First Nations peoples and organizations can register for the workshop, learn more about the engagement and provide input online at the ICEO webpage.
Three additional, regionally focused workshops will follow in early 2022 to explore potential clean-energy topics First Nations peoples and the Province can explore under the ICEO, and to gather feedback on the clean-energy priorities of First Nations communities.
Kukpi7 Judy Wilson, secretary-treasurer, Union of B.C. Indian Chiefs –
“First Nations in B.C. are eager to participate in environmentally sustainable clean-energy opportunities that uphold inherent Indigenous Title and Rights. To fairly ensure there are sufficient resources to invest in clean-energy projects we seek compensation from past projects and revenue sharing that we are equal partners in negotiating from all current projects on our lands.”
Bruce Ralston, Minister of Energy, Mines and Low Carbon Innovation –
“The Indigenous Clean Energy Opportunities engagement provides an accessible forum for First Nations Peoples around the province to get involved in the important conversations we need to have about our shared clean-energy future. I want to thank the First Nations Leadership Council and First Nations Energy and Mining Council for working with us to jointly design and co-lead the engagement. It brings us together in the spirit of reconciliation with this tremendous opportunity to shift to a clean-energy future that addresses the challenges of climate change.”
Regional Chief Terry Teegee, B.C. Assembly of First Nations –
“First Nations are already leaders in demonstrating how clean energy must be one of the tools that moves us towards economic reconciliation with the Province of B.C. while reducing our carbon emissions and responding to the climate crisis. We expect this new initiative will fully support energy sovereignty for our communities and ensure that any clean-energy development project recognizes and affirms our inherent and constitutionally protected Title, Rights and Treaty Rights, including the rights of sovereignty and jurisdiction.”
Murray Rankin, Minister of Indigenous Relations and Reconciliation –
“The B.C. government is deeply committed to advancing reconciliation in B.C. – guided by the United Nations Declaration on the Rights of Indigenous Peoples and with meaningful consultation and cooperation with Indigenous Peoples. By working together on new opportunities in the growing and diverse clean-energy sector, we will build a more inclusive and stronger low carbon economy and clean-energy future for everyone.”
Robert Phillips, First Nations Summit Political Executive –
“Our communities have been leading the charge in advocating for more sustainable clean-energy sources that would assist in addressing the climate crisis.

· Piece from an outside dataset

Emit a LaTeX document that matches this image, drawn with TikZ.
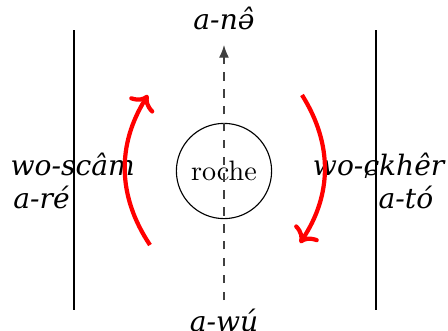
\documentclass[tikz,border=0pt]{standalone}
\usepackage{fontspec}
\newfontfamily\labelfont{DejaVu Serif}
\usetikzlibrary{positioning, arrows.meta}

\begin{document}
\begin{tikzpicture}[
    x=0.0125cm, y=-0.0125cm,
    wall/.style={draw=black, line width=0.8pt},
    axis/.style={draw=black!75, dashed, thin, -{Latex[length=4.5pt, width=3.5pt]}},
    rock/.style={draw=black, circle, minimum size=1.19cm, inner sep=0pt},
    side/.style={font=\labelfont\itshape, inner sep=0pt},
    flow/.style={draw=red, line width=1.5pt, ->, bend left=33}
  ]
    \useasboundingbox (0,0) rectangle (448,330);

    \node[rock] (rock) at (224,171) {roche};
    \node[side] (up)   at (224,18)  {a-nə̂};
    \node[side] (down) at (224,320) {a-wú};
    \node[side, align=left, anchor=west]  (left)  at (10,181)  {wo-scâm\\\hspace*{1pt}a-ré};
    \node[side, align=right, anchor=east] (right) at (445,181) {wo-ɕkhêr\\a-tó\hspace*{4pt}};

    % walls and axis
    \coordinate (wl1) at (74,30);  \coordinate (wl2) at (74,310);
    \coordinate (wr1) at (376,30); \coordinate (wr2) at (376,310);
    \draw[wall] (wl1) -- (wl2);
    \draw[wall] (wr1) -- (wr2);
    \coordinate (ax1) at (224,300); \coordinate (ax2) at (224,45);
    \draw[axis] (ax1) -- (ax2);

    % flow around the rock
    \coordinate (fl1) at (150,245); \coordinate (fl2) at (148,95);
    \coordinate (fr1) at (302,95);  \coordinate (fr2) at (300,243);
    \draw[flow] (fl1) to (fl2);
    \draw[flow] (fr1) to (fr2);
\end{tikzpicture}
\end{document}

First Nation-owned clean energy utilities have an opportunity to be at the forefront of this sector and the ICEO process will be a critical component in helping to chart the pathway.”
- The B.C. First Nations Energy and Mining Council is a non-profit organization with a mandate from Chiefs in B.C. via resolutions passed at the assemblies of the B.C. Assembly of First Nations, First Nations Summit, and the Union of B.C. Indian Chiefs (collectively working together as the First Nations Leadership Council) to support and facilitate responsible energy and mining resource development that protects the environment and ensures cultural, economic and political well-being of First Nations in British Columbia.
- B.C. was the first jurisdiction in Canada to implement the United Nations Declaration on the Rights of Indigenous Peoples through legislation. The act passed unanimously in the B.C. legislature on Nov. 26, 2019.